- _Your task_
Write out again, word for word, the lines below from the line that holds "Write the seaborn" through the line that holds "ax.axhline(t, color=GRID, linewidth=1.5, zorder=0)", omitting pictures.

- _Items_
+---+

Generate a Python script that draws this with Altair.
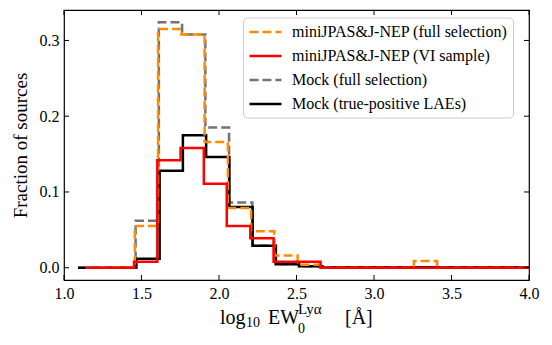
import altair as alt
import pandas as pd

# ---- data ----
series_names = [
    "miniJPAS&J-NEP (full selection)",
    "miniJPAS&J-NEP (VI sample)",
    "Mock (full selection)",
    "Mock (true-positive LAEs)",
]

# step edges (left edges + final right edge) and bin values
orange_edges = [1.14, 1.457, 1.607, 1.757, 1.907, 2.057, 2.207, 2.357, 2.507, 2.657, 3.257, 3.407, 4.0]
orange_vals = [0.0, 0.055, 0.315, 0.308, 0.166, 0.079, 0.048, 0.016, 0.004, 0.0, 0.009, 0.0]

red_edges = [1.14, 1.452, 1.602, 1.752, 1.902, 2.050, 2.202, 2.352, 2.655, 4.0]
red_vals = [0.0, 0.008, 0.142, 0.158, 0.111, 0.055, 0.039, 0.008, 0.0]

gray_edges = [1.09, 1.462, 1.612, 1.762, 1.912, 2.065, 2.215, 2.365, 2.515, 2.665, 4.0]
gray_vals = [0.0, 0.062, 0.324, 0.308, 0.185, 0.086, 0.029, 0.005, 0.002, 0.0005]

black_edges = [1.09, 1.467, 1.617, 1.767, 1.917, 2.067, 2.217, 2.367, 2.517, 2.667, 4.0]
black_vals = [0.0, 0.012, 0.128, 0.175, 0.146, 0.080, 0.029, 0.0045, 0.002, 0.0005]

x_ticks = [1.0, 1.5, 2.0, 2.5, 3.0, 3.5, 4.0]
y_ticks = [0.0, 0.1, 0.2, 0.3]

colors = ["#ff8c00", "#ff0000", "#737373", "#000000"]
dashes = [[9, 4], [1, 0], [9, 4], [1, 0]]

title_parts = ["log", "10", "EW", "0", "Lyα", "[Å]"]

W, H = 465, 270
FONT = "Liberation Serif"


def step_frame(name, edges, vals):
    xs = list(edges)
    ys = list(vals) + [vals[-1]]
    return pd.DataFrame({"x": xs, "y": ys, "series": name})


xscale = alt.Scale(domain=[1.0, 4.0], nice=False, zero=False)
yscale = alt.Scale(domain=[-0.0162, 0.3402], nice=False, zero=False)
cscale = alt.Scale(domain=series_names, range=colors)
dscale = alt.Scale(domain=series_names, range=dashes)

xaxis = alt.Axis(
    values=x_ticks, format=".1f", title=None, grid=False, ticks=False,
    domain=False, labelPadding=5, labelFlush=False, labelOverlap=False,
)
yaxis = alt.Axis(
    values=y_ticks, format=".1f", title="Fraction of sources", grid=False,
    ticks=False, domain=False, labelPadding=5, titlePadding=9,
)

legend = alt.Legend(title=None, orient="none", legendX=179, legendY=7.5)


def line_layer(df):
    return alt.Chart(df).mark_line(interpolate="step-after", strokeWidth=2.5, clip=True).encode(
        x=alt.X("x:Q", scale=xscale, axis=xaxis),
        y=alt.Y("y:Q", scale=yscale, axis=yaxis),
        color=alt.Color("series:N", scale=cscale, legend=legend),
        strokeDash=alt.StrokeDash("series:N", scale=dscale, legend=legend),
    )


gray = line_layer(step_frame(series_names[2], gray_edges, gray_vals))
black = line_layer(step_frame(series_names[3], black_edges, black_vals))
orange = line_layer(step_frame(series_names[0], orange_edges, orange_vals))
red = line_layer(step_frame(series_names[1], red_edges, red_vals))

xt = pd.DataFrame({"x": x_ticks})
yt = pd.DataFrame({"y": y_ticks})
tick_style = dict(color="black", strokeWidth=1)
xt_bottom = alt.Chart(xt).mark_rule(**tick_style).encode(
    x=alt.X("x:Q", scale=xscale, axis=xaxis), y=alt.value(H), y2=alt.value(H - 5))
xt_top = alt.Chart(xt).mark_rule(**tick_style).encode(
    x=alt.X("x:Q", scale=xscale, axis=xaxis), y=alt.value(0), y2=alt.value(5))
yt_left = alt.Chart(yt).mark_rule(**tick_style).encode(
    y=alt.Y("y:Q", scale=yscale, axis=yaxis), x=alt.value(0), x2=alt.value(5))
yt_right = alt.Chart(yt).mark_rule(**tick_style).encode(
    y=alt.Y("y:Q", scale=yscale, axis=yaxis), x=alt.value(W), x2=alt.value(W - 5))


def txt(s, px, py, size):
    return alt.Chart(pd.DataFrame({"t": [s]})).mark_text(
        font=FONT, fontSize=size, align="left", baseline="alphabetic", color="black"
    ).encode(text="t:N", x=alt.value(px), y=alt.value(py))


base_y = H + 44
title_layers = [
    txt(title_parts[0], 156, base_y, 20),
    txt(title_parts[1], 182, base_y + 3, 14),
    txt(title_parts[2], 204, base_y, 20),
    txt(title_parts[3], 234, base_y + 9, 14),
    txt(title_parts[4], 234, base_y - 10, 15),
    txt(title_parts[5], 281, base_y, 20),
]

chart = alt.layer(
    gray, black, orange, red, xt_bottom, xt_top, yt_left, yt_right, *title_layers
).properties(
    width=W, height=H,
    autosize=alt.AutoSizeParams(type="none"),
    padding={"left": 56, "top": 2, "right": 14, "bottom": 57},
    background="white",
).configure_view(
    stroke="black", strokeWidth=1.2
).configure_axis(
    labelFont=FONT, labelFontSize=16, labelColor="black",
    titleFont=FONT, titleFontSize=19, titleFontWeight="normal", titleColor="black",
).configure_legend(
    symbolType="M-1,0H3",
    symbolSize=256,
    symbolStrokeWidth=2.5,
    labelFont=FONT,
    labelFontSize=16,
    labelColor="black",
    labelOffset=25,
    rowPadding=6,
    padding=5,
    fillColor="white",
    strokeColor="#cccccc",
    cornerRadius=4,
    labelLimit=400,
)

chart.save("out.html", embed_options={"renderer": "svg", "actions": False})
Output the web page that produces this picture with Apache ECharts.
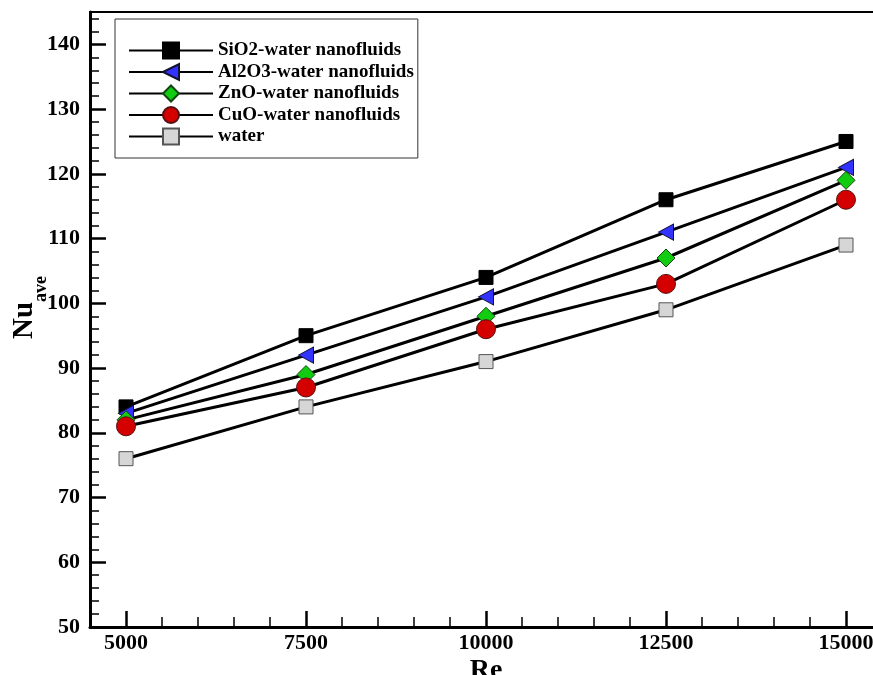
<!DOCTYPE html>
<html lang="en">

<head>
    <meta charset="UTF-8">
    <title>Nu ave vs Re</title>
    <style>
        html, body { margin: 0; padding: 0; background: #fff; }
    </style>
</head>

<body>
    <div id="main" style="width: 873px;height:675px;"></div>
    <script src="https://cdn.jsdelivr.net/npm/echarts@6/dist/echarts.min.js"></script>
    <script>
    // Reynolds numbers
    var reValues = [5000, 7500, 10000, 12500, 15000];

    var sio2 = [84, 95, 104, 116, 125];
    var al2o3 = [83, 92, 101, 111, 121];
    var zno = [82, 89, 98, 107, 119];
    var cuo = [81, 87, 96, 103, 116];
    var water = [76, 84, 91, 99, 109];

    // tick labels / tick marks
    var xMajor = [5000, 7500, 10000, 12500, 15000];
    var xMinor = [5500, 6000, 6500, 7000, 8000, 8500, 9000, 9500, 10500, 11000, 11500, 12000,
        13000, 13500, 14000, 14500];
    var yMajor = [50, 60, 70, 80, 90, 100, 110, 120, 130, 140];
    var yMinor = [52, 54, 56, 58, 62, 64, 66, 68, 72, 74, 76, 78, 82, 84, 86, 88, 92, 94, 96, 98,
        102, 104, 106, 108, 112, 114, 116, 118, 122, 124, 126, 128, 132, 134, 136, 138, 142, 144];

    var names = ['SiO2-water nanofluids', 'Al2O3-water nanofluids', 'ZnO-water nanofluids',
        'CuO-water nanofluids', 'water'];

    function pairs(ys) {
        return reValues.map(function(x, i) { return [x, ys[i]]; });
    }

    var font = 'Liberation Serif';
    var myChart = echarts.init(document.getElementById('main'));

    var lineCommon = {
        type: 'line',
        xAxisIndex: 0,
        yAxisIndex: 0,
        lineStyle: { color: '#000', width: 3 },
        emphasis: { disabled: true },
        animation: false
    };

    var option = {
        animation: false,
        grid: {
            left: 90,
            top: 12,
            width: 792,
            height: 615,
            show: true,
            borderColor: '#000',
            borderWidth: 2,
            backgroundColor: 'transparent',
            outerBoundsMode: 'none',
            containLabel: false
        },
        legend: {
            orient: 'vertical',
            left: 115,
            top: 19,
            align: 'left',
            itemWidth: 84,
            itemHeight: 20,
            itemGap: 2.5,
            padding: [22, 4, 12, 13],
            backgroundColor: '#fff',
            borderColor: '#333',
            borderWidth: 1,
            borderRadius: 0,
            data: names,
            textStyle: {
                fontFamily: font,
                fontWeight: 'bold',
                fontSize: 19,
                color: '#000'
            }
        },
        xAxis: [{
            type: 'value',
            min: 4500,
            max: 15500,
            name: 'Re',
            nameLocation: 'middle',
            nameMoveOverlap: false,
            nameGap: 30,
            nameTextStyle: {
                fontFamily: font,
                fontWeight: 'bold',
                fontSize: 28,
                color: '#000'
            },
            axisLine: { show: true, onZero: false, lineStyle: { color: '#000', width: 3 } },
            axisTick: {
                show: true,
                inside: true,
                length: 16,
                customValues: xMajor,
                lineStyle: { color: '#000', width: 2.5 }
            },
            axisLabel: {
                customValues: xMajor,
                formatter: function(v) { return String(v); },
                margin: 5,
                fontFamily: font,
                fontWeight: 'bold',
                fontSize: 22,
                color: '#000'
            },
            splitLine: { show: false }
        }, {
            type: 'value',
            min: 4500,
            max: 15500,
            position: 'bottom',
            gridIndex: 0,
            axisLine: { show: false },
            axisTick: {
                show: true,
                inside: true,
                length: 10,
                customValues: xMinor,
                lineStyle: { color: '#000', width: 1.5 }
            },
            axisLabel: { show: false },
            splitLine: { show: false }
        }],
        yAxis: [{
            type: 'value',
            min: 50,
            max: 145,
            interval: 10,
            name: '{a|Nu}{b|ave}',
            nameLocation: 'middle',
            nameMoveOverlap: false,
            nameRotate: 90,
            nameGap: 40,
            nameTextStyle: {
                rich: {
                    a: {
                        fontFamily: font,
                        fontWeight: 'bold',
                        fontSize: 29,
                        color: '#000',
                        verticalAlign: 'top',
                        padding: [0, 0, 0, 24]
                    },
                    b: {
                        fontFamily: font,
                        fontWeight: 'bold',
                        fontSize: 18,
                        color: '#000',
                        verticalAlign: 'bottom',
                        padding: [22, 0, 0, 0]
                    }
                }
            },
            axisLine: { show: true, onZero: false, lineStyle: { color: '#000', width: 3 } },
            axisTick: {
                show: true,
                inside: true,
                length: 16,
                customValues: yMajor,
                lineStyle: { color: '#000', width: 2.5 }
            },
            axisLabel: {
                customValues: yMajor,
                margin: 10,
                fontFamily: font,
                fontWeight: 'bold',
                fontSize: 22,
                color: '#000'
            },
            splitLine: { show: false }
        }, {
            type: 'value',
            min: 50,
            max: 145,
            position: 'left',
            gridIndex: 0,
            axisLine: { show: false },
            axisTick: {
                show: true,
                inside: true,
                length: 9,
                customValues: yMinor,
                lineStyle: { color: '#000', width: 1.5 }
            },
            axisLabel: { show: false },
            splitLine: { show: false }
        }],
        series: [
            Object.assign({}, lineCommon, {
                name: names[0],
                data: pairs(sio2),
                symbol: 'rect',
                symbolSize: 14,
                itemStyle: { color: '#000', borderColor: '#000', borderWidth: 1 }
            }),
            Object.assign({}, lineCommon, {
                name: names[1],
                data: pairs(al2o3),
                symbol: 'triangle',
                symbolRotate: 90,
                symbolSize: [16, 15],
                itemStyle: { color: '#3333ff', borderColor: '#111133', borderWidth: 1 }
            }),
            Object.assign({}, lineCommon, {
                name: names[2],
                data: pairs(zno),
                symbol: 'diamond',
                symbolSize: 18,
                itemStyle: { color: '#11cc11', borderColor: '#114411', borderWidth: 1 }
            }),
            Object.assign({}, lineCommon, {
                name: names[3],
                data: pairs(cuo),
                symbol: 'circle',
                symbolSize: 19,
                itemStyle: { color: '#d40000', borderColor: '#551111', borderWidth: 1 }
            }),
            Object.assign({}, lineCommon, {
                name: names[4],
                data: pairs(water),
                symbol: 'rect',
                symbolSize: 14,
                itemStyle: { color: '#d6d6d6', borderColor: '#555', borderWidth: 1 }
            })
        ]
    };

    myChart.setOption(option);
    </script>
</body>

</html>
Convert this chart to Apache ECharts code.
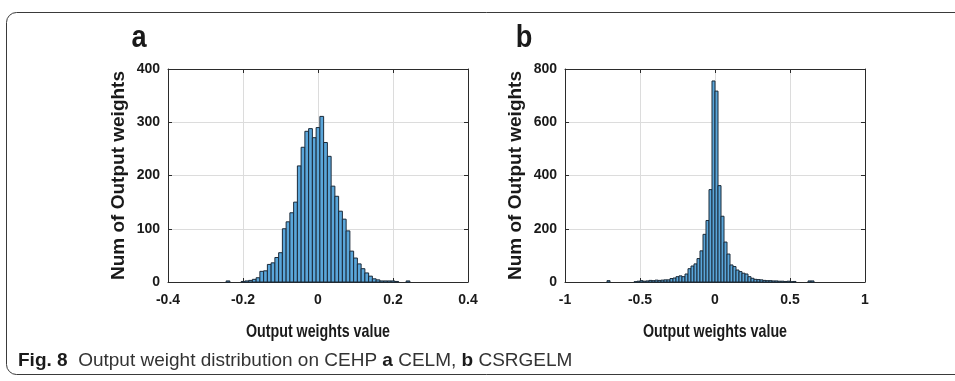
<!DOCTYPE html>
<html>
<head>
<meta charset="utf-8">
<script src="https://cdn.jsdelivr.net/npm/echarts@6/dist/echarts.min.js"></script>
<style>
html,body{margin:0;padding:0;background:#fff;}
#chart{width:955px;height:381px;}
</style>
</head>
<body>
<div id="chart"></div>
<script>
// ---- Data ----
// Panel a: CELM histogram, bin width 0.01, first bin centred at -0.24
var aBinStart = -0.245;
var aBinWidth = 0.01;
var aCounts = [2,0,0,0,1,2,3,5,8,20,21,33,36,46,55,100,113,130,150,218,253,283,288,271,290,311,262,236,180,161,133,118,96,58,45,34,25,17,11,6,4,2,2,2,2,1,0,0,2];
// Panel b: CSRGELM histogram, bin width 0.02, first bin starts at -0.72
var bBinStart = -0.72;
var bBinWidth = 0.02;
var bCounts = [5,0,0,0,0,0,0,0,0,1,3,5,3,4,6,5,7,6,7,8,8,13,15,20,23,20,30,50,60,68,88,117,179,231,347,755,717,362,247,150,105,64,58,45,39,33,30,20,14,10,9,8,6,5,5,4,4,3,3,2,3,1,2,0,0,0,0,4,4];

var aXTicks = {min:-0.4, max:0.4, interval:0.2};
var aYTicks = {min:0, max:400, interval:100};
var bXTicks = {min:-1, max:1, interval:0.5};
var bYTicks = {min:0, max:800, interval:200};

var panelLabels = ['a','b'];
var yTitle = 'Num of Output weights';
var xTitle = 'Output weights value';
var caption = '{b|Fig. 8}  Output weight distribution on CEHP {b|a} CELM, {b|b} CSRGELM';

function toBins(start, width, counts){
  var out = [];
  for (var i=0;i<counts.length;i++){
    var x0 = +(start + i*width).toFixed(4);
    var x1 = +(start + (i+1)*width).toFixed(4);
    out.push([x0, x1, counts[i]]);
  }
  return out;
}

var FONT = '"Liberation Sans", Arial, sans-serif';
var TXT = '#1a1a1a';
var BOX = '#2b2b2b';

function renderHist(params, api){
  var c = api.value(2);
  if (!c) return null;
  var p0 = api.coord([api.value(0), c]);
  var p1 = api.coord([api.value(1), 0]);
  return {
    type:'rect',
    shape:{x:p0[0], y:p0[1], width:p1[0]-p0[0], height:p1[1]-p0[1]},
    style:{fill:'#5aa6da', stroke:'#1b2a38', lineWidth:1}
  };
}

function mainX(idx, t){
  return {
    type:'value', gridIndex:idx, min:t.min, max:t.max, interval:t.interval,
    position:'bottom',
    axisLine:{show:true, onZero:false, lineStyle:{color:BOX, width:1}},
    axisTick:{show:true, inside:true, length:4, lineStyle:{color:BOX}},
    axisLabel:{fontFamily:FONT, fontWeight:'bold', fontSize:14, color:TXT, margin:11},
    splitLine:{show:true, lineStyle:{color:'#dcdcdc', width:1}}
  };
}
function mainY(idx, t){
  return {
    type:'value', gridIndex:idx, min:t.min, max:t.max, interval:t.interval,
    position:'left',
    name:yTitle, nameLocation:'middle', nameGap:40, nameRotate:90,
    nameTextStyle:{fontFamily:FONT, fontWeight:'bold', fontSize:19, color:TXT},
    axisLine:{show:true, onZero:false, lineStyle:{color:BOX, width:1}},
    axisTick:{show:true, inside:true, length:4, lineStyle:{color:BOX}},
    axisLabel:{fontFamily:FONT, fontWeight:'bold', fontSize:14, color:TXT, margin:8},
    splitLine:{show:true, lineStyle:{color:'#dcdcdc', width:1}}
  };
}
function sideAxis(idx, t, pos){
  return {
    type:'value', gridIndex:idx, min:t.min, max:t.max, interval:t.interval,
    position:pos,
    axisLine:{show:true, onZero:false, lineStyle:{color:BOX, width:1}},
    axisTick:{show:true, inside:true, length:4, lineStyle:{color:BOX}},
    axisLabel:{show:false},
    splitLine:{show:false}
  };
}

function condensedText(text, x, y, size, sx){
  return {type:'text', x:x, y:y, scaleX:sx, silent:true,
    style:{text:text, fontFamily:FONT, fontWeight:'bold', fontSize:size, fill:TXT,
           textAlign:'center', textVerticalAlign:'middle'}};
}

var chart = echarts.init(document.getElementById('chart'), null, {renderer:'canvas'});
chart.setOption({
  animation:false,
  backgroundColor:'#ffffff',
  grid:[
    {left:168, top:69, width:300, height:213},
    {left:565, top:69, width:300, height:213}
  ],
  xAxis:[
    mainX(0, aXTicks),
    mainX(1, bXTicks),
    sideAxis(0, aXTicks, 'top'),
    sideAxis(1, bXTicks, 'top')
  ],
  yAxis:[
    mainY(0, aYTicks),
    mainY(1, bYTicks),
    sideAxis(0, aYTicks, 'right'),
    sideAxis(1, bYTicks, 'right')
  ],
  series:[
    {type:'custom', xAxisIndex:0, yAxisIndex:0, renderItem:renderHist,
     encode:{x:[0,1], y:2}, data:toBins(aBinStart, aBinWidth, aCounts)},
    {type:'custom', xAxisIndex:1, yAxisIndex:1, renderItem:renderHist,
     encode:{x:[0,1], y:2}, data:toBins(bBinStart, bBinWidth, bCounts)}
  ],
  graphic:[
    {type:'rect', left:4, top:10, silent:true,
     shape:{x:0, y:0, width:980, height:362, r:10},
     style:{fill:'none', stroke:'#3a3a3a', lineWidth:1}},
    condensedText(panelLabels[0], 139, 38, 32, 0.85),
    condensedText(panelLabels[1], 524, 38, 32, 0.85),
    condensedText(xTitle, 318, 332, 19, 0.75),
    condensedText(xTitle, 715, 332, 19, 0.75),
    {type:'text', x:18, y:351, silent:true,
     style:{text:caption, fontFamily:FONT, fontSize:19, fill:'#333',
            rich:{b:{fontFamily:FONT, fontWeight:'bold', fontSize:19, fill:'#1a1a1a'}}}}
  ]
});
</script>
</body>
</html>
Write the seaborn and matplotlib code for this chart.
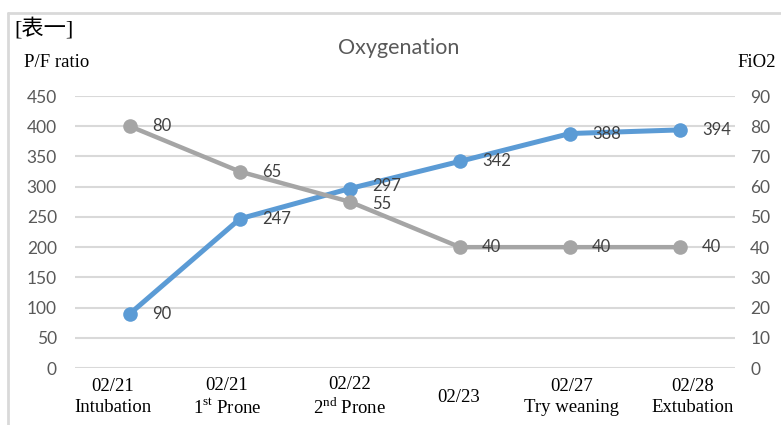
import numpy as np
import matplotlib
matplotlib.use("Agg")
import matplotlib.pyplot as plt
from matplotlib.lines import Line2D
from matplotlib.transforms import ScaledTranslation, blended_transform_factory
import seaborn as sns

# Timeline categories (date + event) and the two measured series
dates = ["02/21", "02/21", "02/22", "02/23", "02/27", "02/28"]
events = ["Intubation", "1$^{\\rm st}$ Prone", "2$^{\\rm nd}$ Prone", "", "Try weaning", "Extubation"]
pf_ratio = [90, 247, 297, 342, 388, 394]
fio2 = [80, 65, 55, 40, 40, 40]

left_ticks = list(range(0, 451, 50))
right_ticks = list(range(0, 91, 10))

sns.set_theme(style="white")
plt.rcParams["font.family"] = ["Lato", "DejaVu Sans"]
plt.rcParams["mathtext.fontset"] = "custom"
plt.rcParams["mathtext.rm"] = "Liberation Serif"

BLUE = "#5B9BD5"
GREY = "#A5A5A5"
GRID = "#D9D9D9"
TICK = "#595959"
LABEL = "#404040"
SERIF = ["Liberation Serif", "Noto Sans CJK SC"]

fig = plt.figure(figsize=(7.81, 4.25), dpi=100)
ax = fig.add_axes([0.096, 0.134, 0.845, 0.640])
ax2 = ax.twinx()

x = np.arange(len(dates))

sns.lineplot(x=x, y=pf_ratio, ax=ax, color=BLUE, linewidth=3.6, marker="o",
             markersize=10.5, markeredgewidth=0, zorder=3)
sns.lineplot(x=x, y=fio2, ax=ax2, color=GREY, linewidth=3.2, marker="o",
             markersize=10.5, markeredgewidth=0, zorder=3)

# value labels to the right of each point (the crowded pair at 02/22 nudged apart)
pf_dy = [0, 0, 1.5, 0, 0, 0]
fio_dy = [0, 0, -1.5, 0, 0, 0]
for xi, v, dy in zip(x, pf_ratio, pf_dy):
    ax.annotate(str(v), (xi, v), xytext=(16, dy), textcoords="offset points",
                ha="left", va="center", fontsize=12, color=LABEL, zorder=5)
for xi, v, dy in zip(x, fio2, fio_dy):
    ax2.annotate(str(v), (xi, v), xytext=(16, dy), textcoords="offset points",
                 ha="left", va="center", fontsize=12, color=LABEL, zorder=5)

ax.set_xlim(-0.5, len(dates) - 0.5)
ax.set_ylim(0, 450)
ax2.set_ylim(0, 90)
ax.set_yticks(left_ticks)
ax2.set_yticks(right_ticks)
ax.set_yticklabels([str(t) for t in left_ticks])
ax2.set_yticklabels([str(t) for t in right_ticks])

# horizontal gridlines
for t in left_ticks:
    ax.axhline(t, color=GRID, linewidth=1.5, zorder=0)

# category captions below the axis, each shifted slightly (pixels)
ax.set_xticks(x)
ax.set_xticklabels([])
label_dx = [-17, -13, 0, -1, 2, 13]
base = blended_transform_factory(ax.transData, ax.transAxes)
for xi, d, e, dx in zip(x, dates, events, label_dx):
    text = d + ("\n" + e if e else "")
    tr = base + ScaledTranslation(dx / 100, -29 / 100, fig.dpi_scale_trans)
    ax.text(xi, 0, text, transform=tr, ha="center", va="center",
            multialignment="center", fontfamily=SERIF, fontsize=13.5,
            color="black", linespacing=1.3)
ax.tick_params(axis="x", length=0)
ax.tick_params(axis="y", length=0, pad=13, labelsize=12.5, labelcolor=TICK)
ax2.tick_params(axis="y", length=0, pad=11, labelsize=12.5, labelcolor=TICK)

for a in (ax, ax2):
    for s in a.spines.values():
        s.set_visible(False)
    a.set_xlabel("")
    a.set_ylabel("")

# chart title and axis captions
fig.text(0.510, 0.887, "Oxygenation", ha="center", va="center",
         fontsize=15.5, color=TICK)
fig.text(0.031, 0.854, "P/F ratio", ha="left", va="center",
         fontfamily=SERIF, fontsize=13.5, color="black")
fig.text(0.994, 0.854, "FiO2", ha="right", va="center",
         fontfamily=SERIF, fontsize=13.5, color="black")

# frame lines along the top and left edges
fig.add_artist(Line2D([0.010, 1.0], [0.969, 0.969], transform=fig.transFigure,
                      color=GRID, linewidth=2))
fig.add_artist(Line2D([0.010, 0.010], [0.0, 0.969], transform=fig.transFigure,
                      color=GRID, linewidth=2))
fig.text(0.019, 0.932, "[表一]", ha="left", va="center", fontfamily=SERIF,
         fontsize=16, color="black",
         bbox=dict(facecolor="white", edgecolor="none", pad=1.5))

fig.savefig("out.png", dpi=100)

+---+

- _Response for this exercise_
Write the seaborn and matplotlib code for this chart.
import numpy as np
import matplotlib
matplotlib.use("Agg")
import matplotlib.pyplot as plt
from matplotlib.lines import Line2D
from matplotlib.transforms import ScaledTranslation, blended_transform_factory
import seaborn as sns

# Timeline categories (date + event) and the two measured series
dates = ["02/21", "02/21", "02/22", "02/23", "02/27", "02/28"]
events = ["Intubation", "1$^{\\rm st}$ Prone", "2$^{\\rm nd}$ Prone", "", "Try weaning", "Extubation"]
pf_ratio = [90, 247, 297, 342, 388, 394]
fio2 = [80, 65, 55, 40, 40, 40]

left_ticks = list(range(0, 451, 50))
right_ticks = list(range(0, 91, 10))

sns.set_theme(style="white")
plt.rcParams["font.family"] = ["Lato", "DejaVu Sans"]
plt.rcParams["mathtext.fontset"] = "custom"
plt.rcParams["mathtext.rm"] = "Liberation Serif"

BLUE = "#5B9BD5"
GREY = "#A5A5A5"
GRID = "#D9D9D9"
TICK = "#595959"
LABEL = "#404040"
SERIF = ["Liberation Serif", "Noto Sans CJK SC"]

fig = plt.figure(figsize=(7.81, 4.25), dpi=100)
ax = fig.add_axes([0.096, 0.134, 0.845, 0.640])
ax2 = ax.twinx()

x = np.arange(len(dates))

sns.lineplot(x=x, y=pf_ratio, ax=ax, color=BLUE, linewidth=3.6, marker="o",
             markersize=10.5, markeredgewidth=0, zorder=3)
sns.lineplot(x=x, y=fio2, ax=ax2, color=GREY, linewidth=3.2, marker="o",
             markersize=10.5, markeredgewidth=0, zorder=3)

# value labels to the right of each point (the crowded pair at 02/22 nudged apart)
pf_dy = [0, 0, 1.5, 0, 0, 0]
fio_dy = [0, 0, -1.5, 0, 0, 0]
for xi, v, dy in zip(x, pf_ratio, pf_dy):
    ax.annotate(str(v), (xi, v), xytext=(16, dy), textcoords="offset points",
                ha="left", va="center", fontsize=12, color=LABEL, zorder=5)
for xi, v, dy in zip(x, fio2, fio_dy):
    ax2.annotate(str(v), (xi, v), xytext=(16, dy), textcoords="offset points",
                 ha="left", va="center", fontsize=12, color=LABEL, zorder=5)

ax.set_xlim(-0.5, len(dates) - 0.5)
ax.set_ylim(0, 450)
ax2.set_ylim(0, 90)
ax.set_yticks(left_ticks)
ax2.set_yticks(right_ticks)
ax.set_yticklabels([str(t) for t in left_ticks])
ax2.set_yticklabels([str(t) for t in right_ticks])

# horizontal gridlines
for t in left_ticks:
    ax.axhline(t, color=GRID, linewidth=1.5, zorder=0)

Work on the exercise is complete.